C4#

class streaming.text.C4(tokenizer_name, max_seq_len, group_method, local, remote=None, split=None, shuffle=True, prefetch=100000, keep_zip=None, retry=2, timeout=60, hash=None, batch_size=None)[source]#

Implementation of the C4 (Colossal Cleaned Common Crawl) dataset using streaming Dataset.

Parameters

tokenizer_name (str) – The name of the HuggingFace tokenizer to use to tokenize samples.
max_seq_len (int) – The max sequence length of each token sample.
group_method (str) – How to group text samples into token samples. Currently only supporting 'truncate'.
local (str) – Local filesystem directory where dataset is cached during operation.
remote (str, optional) – Remote directory (S3 or local filesystem) where dataset is stored.
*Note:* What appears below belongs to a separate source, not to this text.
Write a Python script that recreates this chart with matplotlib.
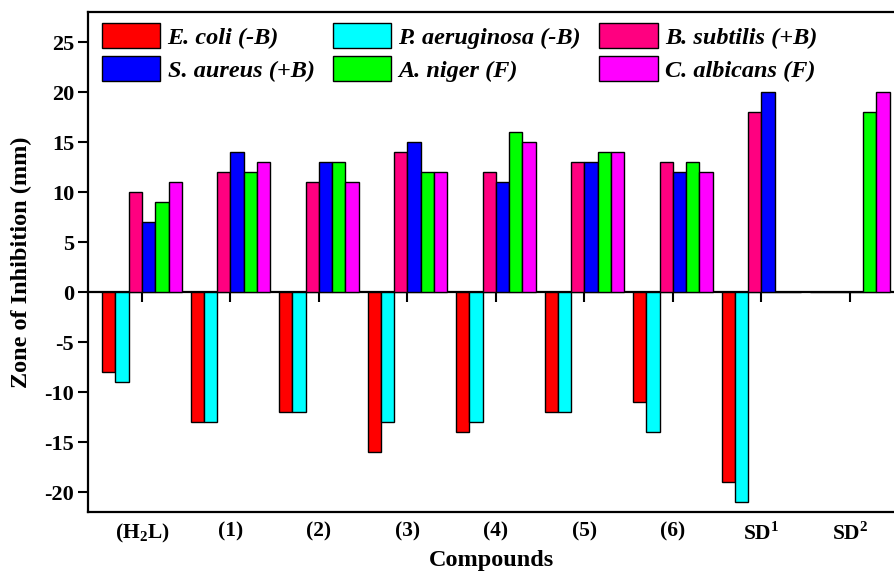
import numpy as np
import matplotlib
matplotlib.use("Agg")
import matplotlib.pyplot as plt
from matplotlib.patches import Patch

# data (mm)
compounds = ["(H$_2$L)", "(1)", "(2)", "(3)", "(4)", "(5)", "(6)", "SD$^1$", "SD$^2$"]
series_names = ["E. coli (-B)", "P. aeruginosa (-B)", "B. subtilis (+B)",
                "S. aureus (+B)", "A. niger (F)", "C. albicans (F)"]
e_coli = [-8, -13, -12, -16, -14, -12, -11, -19, 0]
p_aeruginosa = [-9, -13, -12, -13, -13, -12, -14, -21, 0]
b_subtilis = [10, 12, 11, 14, 12, 13, 13, 18, 0]
s_aureus = [7, 14, 13, 15, 11, 13, 12, 20, 0]
a_niger = [9, 12, 13, 12, 16, 14, 13, 0, 18]
c_albicans = [11, 13, 11, 12, 15, 14, 12, 0, 20]
colors = ["#FF0000", "#00FFFF", "#FF0080", "#0000FF", "#00FF00", "#FF00FF"]

plt.rcParams["font.family"] = ["Liberation Serif", "DejaVu Serif"]
plt.rcParams["font.weight"] = "bold"
plt.rcParams["axes.unicode_minus"] = False
plt.rcParams["mathtext.fontset"] = "custom"
plt.rcParams["mathtext.rm"] = "Liberation Serif:bold"
plt.rcParams["mathtext.bf"] = "Liberation Serif:bold"

fig = plt.figure(figsize=(8.95, 5.73), dpi=100)
ax = fig.add_axes([88 / 895, 61 / 573, 807 / 895, 500 / 573])

x = np.arange(len(compounds))
width = 0.15
all_series = [e_coli, p_aeruginosa, b_subtilis, s_aureus, a_niger, c_albicans]
for i, vals in enumerate(all_series):
    ax.bar(x + (i - 2.5) * width, vals, width, color=colors[i],
           edgecolor="black", linewidth=1.0, zorder=2)

ymin, ymax = -22, 28
ax.set_ylim(ymin, ymax)
ax.set_xlim(-0.61, 8.51)

ax.set_yticks(range(-20, 30, 5))
ax.tick_params(axis="y", direction="out", length=7, width=1.5, labelsize=16, pad=3)
ax.set_xticks(x)
ax.set_xticklabels(compounds, fontsize=15.5, fontweight="bold")
ax.tick_params(axis="x", length=0, pad=7)

for side in ["left", "top", "bottom"]:
    ax.spines[side].set_linewidth(1.6)
ax.spines["right"].set_visible(False)

# zero line with ticks (Origin-style axis at y=0)
zero_ax = ax.secondary_xaxis((0 - ymin) / (ymax - ymin))
zero_ax.set_xticks(x)
zero_ax.set_xticklabels([""] * len(x))
zero_ax.tick_params(direction="out", length=7, width=1.5)
zero_ax.spines["bottom"].set_linewidth(1.6)

ax.set_ylabel("Zone of Inhibition (mm)", fontsize=17.5, fontweight="bold", labelpad=9)
ax.set_xlabel("Compounds", fontsize=17.5, fontweight="bold", labelpad=4)

handles = [Patch(facecolor=c, edgecolor="black", linewidth=1.0, label=n)
           for c, n in zip(colors, series_names)]
order = [0, 3, 1, 4, 2, 5]
leg = ax.legend([handles[k] for k in order], [series_names[k] for k in order],
                ncol=3, loc="upper left", bbox_to_anchor=(14 / 807, 0.978), frameon=False,
                prop={"size": 17.5, "style": "italic", "weight": "bold"},
                handlelength=2.4, handleheight=1.2, columnspacing=0.75,
                handletextpad=0.3, labelspacing=0.3, borderaxespad=0, borderpad=0)

fig.savefig("out.png", dpi=100)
Defaults to None.
split (str, optional) – The dataset split to use, either ‘train’ or ‘val’. Defaults to None.
shuffle (bool) – Whether to iterate over the samples in randomized order. Defaults to True.
prefetch (int, optional) – Target number of samples remaining to prefetch while iterating. Defaults to 100_000.
keep_zip (bool, optional) – Whether to keep or delete the compressed file when decompressing downloaded shards. If set to None, keep iff remote is local. Defaults to None.
retry (int) – Number of download re-attempts before giving up. Defaults to 2.
timeout (float) – Number of seconds to wait for a shard to download before raising an exception. Defaults to 60.
hash (str, optional) – Hash or checksum algorithm to use to validate shards. Defaults to None.
batch_size (int, optional) – Hint the batch size that will be used on each device’s DataLoader. Defaults to None.